A Child’s Christmas

A Child’s Christmas

I remember our entire school at Ridgeway Elementary in North Vancouver coming together in the school gym to sing Christmas carols.  We sat cross legged on the gritty, cold floor and I recall the vague discomfort against my bare legs (skirts or dresses were mandatory).  With lyrics gripped in our hands our collective child’s voice was thunderous.  Our music teacher Mrs. Stephan was always cheerfully enthusiastic with her piano accompaniment.  Bedecked in a flowered polyester dress, her curled grey hair trembled as her meaty arms banged out the carols on the old upright piano.  I loved it.

 I remember the miniature hair brush revealed in my christmas cracker one Christmas Eve dinner.  Basking in my father’s attention, I brushed his lamb chop sideburns thinking how handsome he was, all of us held in the festive atmosphere and the excitement of the next day.

 I remember spending Christmas Eve and Christmas day in our living room, the room we only lived in during special occasions.  With its perfect blue carpet and the upholstered furniture cool and beautiful to the touch, the big bay window looked out to the expanse of Grand Boulevard.  The fireplace was lit and the scent of wood smoke heightening the special occasion.  The Christmas decorations were hauled out from the attic and included the brass bells held together with ancient string.  The bells were polished, hung and jingled until my parents couldn’t stand it anymore.  These bells still come out every year to be polished, hung and rung.  My Dad – a child at heart – had a soft spot for wind-up or battery-operated toys.  We had several relics that came out of their boxes every year, batteries replaced if necessary and set to wiggle and pop on the coffee table, Dad chuckling at the predictable mechanical moves.  I carry this tradition on with my father in mind, and over the years have collected wind-up toys to bring to life at the Christmas table.

 I remember the relatives arriving in their Sunday best, Mom bringing out the silverware and the blue glass stemmed goblets the colour of the Mediterranean for the fancy Christmas cocktails.  Mom’s staunch health food rituals were flung aside and my siblings, cousins and I slurped Orange Crush, sucked on candy canes, and reveled in Purdy’s chocolates.  It was Christmas culinary heaven.

 I remember waking in the night to scoot my toes down to the end of the bed until I could feel the lump of my Christmas stocking (my parents bucked the fireplace mantle tradition).

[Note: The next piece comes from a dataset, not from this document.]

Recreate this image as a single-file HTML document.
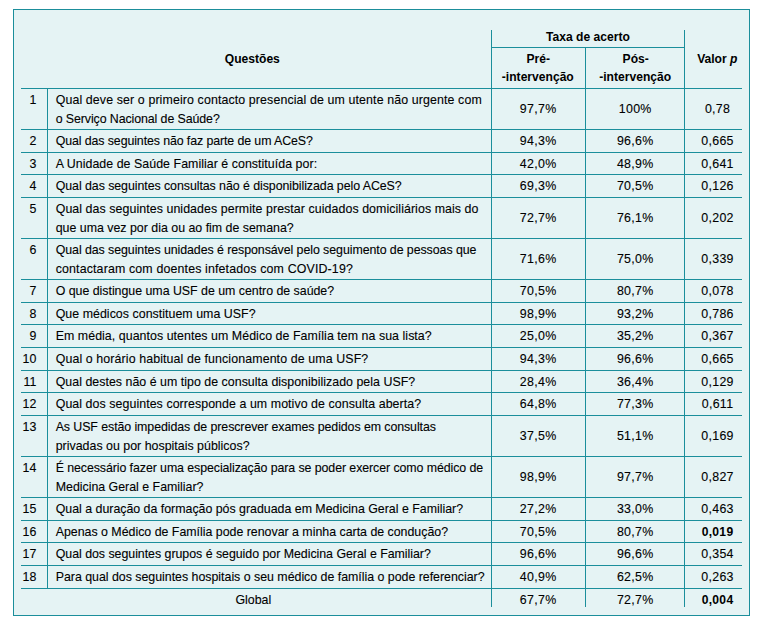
<!DOCTYPE html>
<html lang="pt"><head><meta charset="utf-8"><title>Tabela</title>
<style>
html,body{margin:0;padding:0;background:#fff;}
body{width:761px;height:624px;position:relative;overflow:hidden;}
.box{position:absolute;left:13px;top:9px;width:737px;height:607px;box-sizing:border-box;border:1px solid #1b8e9b;background:#e5f3f4;}
.h{position:absolute;height:1px;background:#1b8e9b;}
.v{position:absolute;width:1px;background:#1b8e9b;}
.t,.b{position:absolute;white-space:nowrap;font-family:"Liberation Sans",Arial,sans-serif;line-height:16px;color:#000;}
.t{font-size:12.4px;-webkit-text-stroke:0.1px #000;}
.b{font-size:12.1px;font-weight:bold;}
.c{width:200px;text-align:center;}
.r{width:100px;text-align:right;}
</style></head><body>
<div class="box"></div>
<div class="h" style="left:21px;top:88px;width:721px"></div>
<div class="h" style="left:21px;top:129px;width:721px"></div>
<div class="h" style="left:21px;top:152px;width:721px"></div>
<div class="h" style="left:21px;top:174px;width:721px"></div>
<div class="h" style="left:21px;top:197px;width:721px"></div>
<div class="h" style="left:21px;top:238px;width:721px"></div>
<div class="h" style="left:21px;top:279px;width:721px"></div>
<div class="h" style="left:21px;top:302px;width:721px"></div>
<div class="h" style="left:21px;top:324px;width:721px"></div>
<div class="h" style="left:21px;top:347px;width:721px"></div>
<div class="h" style="left:21px;top:370px;width:721px"></div>
<div class="h" style="left:21px;top:392px;width:721px"></div>
<div class="h" style="left:21px;top:415px;width:721px"></div>
<div class="h" style="left:21px;top:456px;width:721px"></div>
<div class="h" style="left:21px;top:497px;width:721px"></div>
<div class="h" style="left:21px;top:520px;width:721px"></div>
<div class="h" style="left:21px;top:542px;width:721px"></div>
<div class="h" style="left:21px;top:565px;width:721px"></div>
<div class="h" style="left:21px;top:588px;width:721px"></div>
<div class="h" style="left:491px;top:47px;width:194px"></div>
<div class="v" style="left:47px;top:88px;height:501px"></div>
<div class="v" style="left:491px;top:30px;height:577px"></div>
<div class="v" style="left:585px;top:47px;height:560px"></div>
<div class="v" style="left:684px;top:30px;height:577px"></div>
<div class="b c" style="left:488px;top:29px">Taxa de acerto</div>
<div class="b c" style="left:152.3px;top:51px">Questões</div>
<div class="b c" style="left:438.20000000000005px;top:51px">Pré-</div>
<div class="b c" style="left:437.79999999999995px;top:69px">-intervenção</div>
<div class="b c" style="left:535.7px;top:51px">Pós-</div>
<div class="b c" style="left:535.2px;top:69px">-intervenção</div>
<div class="b c" style="left:617.3px;top:51px">Valor <i>p</i></div>
<div class="t r" style="left:-63.7px;top:92px">1</div>
<div class="t" style="left:55.7px;top:92px;letter-spacing:0.111px">Qual deve ser o primeiro contacto presencial de um utente não urgente com</div>
<div class="t" style="left:55.7px;top:111px;letter-spacing:-0.096px">o Serviço Nacional de Saúde?</div>
<div class="t c" style="left:438.0px;top:101px;letter-spacing:0.3px;text-indent:0.3px">97,7%</div>
<div class="t c" style="left:535.1px;top:101px;letter-spacing:0.3px;text-indent:0.3px">100%</div>
<div class="t c" style="left:617.4px;top:101px;letter-spacing:0.3px;text-indent:0.3px">0,78</div>
<div class="t r" style="left:-63.7px;top:133px">2</div>
<div class="t" style="left:55.7px;top:133px;letter-spacing:-0.107px">Qual das seguintes não faz parte de um ACeS?</div>
<div class="t c" style="left:438.0px;top:133px;letter-spacing:0.3px;text-indent:0.3px">94,3%</div>
<div class="t c" style="left:535.1px;top:133px;letter-spacing:0.3px;text-indent:0.3px">96,6%</div>
<div class="t c" style="left:617.4px;top:133px;letter-spacing:0.3px;text-indent:0.3px">0,665</div>
<div class="t r" style="left:-63.7px;top:156px">3</div>
<div class="t" style="left:55.7px;top:156px;letter-spacing:0.038px">A Unidade de Saúde Familiar é constituída por:</div>
<div class="t c" style="left:438.0px;top:156px;letter-spacing:0.3px;text-indent:0.3px">42,0%</div>
<div class="t c" style="left:535.1px;top:156px;letter-spacing:0.3px;text-indent:0.3px">48,9%</div>
<div class="t c" style="left:617.4px;top:156px;letter-spacing:0.3px;text-indent:0.3px">0,641</div>
<div class="t r" style="left:-63.7px;top:178px">4</div>
<div class="t" style="left:55.7px;top:178px;letter-spacing:-0.065px">Qual das seguintes consultas não é disponibilizada pelo ACeS?</div>
<div class="t c" style="left:438.0px;top:178px;letter-spacing:0.3px;text-indent:0.3px">69,3%</div>
<div class="t c" style="left:535.1px;top:178px;letter-spacing:0.3px;text-indent:0.3px">70,5%</div>
<div class="t c" style="left:617.4px;top:178px;letter-spacing:0.3px;text-indent:0.3px">0,126</div>
<div class="t r" style="left:-63.7px;top:201px">5</div>
<div class="t" style="left:55.7px;top:201px;letter-spacing:0.064px">Qual das seguintes unidades permite prestar cuidados domiciliários mais do</div>
<div class="t" style="left:55.7px;top:220px;letter-spacing:-0.008px">que uma vez por dia ou ao fim de semana?</div>
<div class="t c" style="left:438.0px;top:210px;letter-spacing:0.3px;text-indent:0.3px">72,7%</div>
<div class="t c" style="left:535.1px;top:210px;letter-spacing:0.3px;text-indent:0.3px">76,1%</div>
<div class="t c" style="left:617.4px;top:210px;letter-spacing:0.3px;text-indent:0.3px">0,202</div>
<div class="t r" style="left:-63.7px;top:242px">6</div>
<div class="t" style="left:55.7px;top:242px;letter-spacing:-0.070px">Qual das seguintes unidades é responsável pelo seguimento de pessoas que</div>
<div class="t" style="left:55.7px;top:261px;letter-spacing:0.141px">contactaram com doentes infetados com COVID-19?</div>
<div class="t c" style="left:438.0px;top:251px;letter-spacing:0.3px;text-indent:0.3px">71,6%</div>
<div class="t c" style="left:535.1px;top:251px;letter-spacing:0.3px;text-indent:0.3px">75,0%</div>
<div class="t c" style="left:617.4px;top:251px;letter-spacing:0.3px;text-indent:0.3px">0,339</div>
<div class="t r" style="left:-63.7px;top:283px">7</div>
<div class="t" style="left:55.7px;top:283px;letter-spacing:-0.027px">O que distingue uma USF de um centro de saúde?</div>
<div class="t c" style="left:438.0px;top:283px;letter-spacing:0.3px;text-indent:0.3px">70,5%</div>
<div class="t c" style="left:535.1px;top:283px;letter-spacing:0.3px;text-indent:0.3px">80,7%</div>
<div class="t c" style="left:617.4px;top:283px;letter-spacing:0.3px;text-indent:0.3px">0,078</div>
<div class="t r" style="left:-63.7px;top:306px">8</div>
<div class="t" style="left:55.7px;top:306px;letter-spacing:0.030px">Que médicos constituem uma USF?</div>
<div class="t c" style="left:438.0px;top:306px;letter-spacing:0.3px;text-indent:0.3px">98,9%</div>
<div class="t c" style="left:535.1px;top:306px;letter-spacing:0.3px;text-indent:0.3px">93,2%</div>
<div class="t c" style="left:617.4px;top:306px;letter-spacing:0.3px;text-indent:0.3px">0,786</div>
<div class="t r" style="left:-63.7px;top:328px">9</div>
<div class="t" style="left:55.7px;top:328px;letter-spacing:0.043px">Em média, quantos utentes um Médico de Família tem na sua lista?</div>
<div class="t c" style="left:438.0px;top:328px;letter-spacing:0.3px;text-indent:0.3px">25,0%</div>
<div class="t c" style="left:535.1px;top:328px;letter-spacing:0.3px;text-indent:0.3px">35,2%</div>
<div class="t c" style="left:617.4px;top:328px;letter-spacing:0.3px;text-indent:0.3px">0,367</div>
<div class="t r" style="left:-63.7px;top:351px">10</div>
<div class="t" style="left:55.7px;top:351px;letter-spacing:0.104px">Qual o horário habitual de funcionamento de uma USF?</div>
<div class="t c" style="left:438.0px;top:351px;letter-spacing:0.3px;text-indent:0.3px">94,3%</div>
<div class="t c" style="left:535.1px;top:351px;letter-spacing:0.3px;text-indent:0.3px">96,6%</div>
<div class="t c" style="left:617.4px;top:351px;letter-spacing:0.3px;text-indent:0.3px">0,665</div>
<div class="t r" style="left:-63.7px;top:374px">11</div>
<div class="t" style="left:55.7px;top:374px;letter-spacing:0.021px">Qual destes não é um tipo de consulta disponibilizado pela USF?</div>
<div class="t c" style="left:438.0px;top:374px;letter-spacing:0.3px;text-indent:0.3px">28,4%</div>
<div class="t c" style="left:535.1px;top:374px;letter-spacing:0.3px;text-indent:0.3px">36,4%</div>
<div class="t c" style="left:617.4px;top:374px;letter-spacing:0.3px;text-indent:0.3px">0,129</div>
<div class="t r" style="left:-63.7px;top:396px">12</div>
<div class="t" style="left:55.7px;top:396px;letter-spacing:0.062px">Qual dos seguintes corresponde a um motivo de consulta aberta?</div>
<div class="t c" style="left:438.0px;top:396px;letter-spacing:0.3px;text-indent:0.3px">64,8%</div>
<div class="t c" style="left:535.1px;top:396px;letter-spacing:0.3px;text-indent:0.3px">77,3%</div>
<div class="t c" style="left:617.4px;top:396px;letter-spacing:0.3px;text-indent:0.3px">0,611</div>
<div class="t r" style="left:-63.7px;top:419px">13</div>
<div class="t" style="left:55.7px;top:419px;letter-spacing:-0.086px">As USF estão impedidas de prescrever exames pedidos em consultas</div>
<div class="t" style="left:55.7px;top:438px;letter-spacing:0.009px">privadas ou por hospitais públicos?</div>
<div class="t c" style="left:438.0px;top:428px;letter-spacing:0.3px;text-indent:0.3px">37,5%</div>
<div class="t c" style="left:535.1px;top:428px;letter-spacing:0.3px;text-indent:0.3px">51,1%</div>
<div class="t c" style="left:617.4px;top:428px;letter-spacing:0.3px;text-indent:0.3px">0,169</div>
<div class="t r" style="left:-63.7px;top:460px">14</div>
<div class="t" style="left:55.7px;top:460px;letter-spacing:-0.088px">É necessário fazer uma especialização para se poder exercer como médico de</div>
<div class="t" style="left:55.7px;top:479px;letter-spacing:-0.012px">Medicina Geral e Familiar?</div>
<div class="t c" style="left:438.0px;top:469px;letter-spacing:0.3px;text-indent:0.3px">98,9%</div>
<div class="t c" style="left:535.1px;top:469px;letter-spacing:0.3px;text-indent:0.3px">97,7%</div>
<div class="t c" style="left:617.4px;top:469px;letter-spacing:0.3px;text-indent:0.3px">0,827</div>
<div class="t r" style="left:-63.7px;top:501px">15</div>
<div class="t" style="left:55.7px;top:501px;letter-spacing:-0.016px">Qual a duração da formação pós graduada em Medicina Geral e Familiar?</div>
<div class="t c" style="left:438.0px;top:501px;letter-spacing:0.3px;text-indent:0.3px">27,2%</div>
<div class="t c" style="left:535.1px;top:501px;letter-spacing:0.3px;text-indent:0.3px">33,0%</div>
<div class="t c" style="left:617.4px;top:501px;letter-spacing:0.3px;text-indent:0.3px">0,463</div>
<div class="t r" style="left:-63.7px;top:524px">16</div>
<div class="t" style="left:55.7px;top:524px;letter-spacing:-0.014px">Apenas o Médico de Família pode renovar a minha carta de condução?</div>
<div class="t c" style="left:438.0px;top:524px;letter-spacing:0.3px;text-indent:0.3px">70,5%</div>
<div class="t c" style="left:535.1px;top:524px;letter-spacing:0.3px;text-indent:0.3px">80,7%</div>
<div class="b c" style="left:617.4px;top:524px;letter-spacing:0.3px;text-indent:0.3px">0,019</div>
<div class="t r" style="left:-63.7px;top:546px">17</div>
<div class="t" style="left:55.7px;top:546px;letter-spacing:-0.035px">Qual dos seguintes grupos é seguido por Medicina Geral e Familiar?</div>
<div class="t c" style="left:438.0px;top:546px;letter-spacing:0.3px;text-indent:0.3px">96,6%</div>
<div class="t c" style="left:535.1px;top:546px;letter-spacing:0.3px;text-indent:0.3px">96,6%</div>
<div class="t c" style="left:617.4px;top:546px;letter-spacing:0.3px;text-indent:0.3px">0,354</div>
<div class="t r" style="left:-63.7px;top:569px">18</div>
<div class="t" style="left:55.7px;top:569px;letter-spacing:-0.021px">Para qual dos seguintes hospitais o seu médico de família o pode referenciar?</div>
<div class="t c" style="left:438.0px;top:569px;letter-spacing:0.3px;text-indent:0.3px">40,9%</div>
<div class="t c" style="left:535.1px;top:569px;letter-spacing:0.3px;text-indent:0.3px">62,5%</div>
<div class="t c" style="left:617.4px;top:569px;letter-spacing:0.3px;text-indent:0.3px">0,263</div>
<div class="t c" style="left:153.3px;top:592px">Global</div>
<div class="t c" style="left:438.0px;top:592px;letter-spacing:0.3px;text-indent:0.3px">67,7%</div>
<div class="t c" style="left:535.1px;top:592px;letter-spacing:0.3px;text-indent:0.3px">72,7%</div>
<div class="b c" style="left:617.4px;top:592px;letter-spacing:0.3px;text-indent:0.3px">0,004</div>
</body></html>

With delayed gratification deliciously unknown to me, I opened my stocking right then and there, bypassing the tissue wrapped mandarin to nibble the chocolate coins wrapped in gold.  The taste of chocolate in the middle of the night – sheer childhood joy.

 When we were older, Christmases moved from our North Vancouver home to King Edward Bay and different traditions grew around the rustic setting that was our 2nd home.  Less formality, more lingering with roaring fires in the old stone fireplace.  The Christmas tree was collected from the surrounding forest with much ado, the entire family tromping out together to select the perfect specimen that was invariably mis-shapen and too tall putting Dad’s engineering skills to the test.  With machete in hand, Dad chopped the tree down with theatrical flair while we belted out “Oh Christmas Tree”.  None of us knowing all the words.  It didn’t matter.   

The Letson clan were staunch Christmas enthusiasts and although I’m sure there were bad times, I don’t remember any as a child. The years have rolled on and our family lives in a different constellation now.  Dad is gone, Mom is 92 years old, and the grandchildren have started their own families and traditions.  And so it goes.  What remains is the conduit of love and connection that my parents fostered and the possibility of little Christmas magic.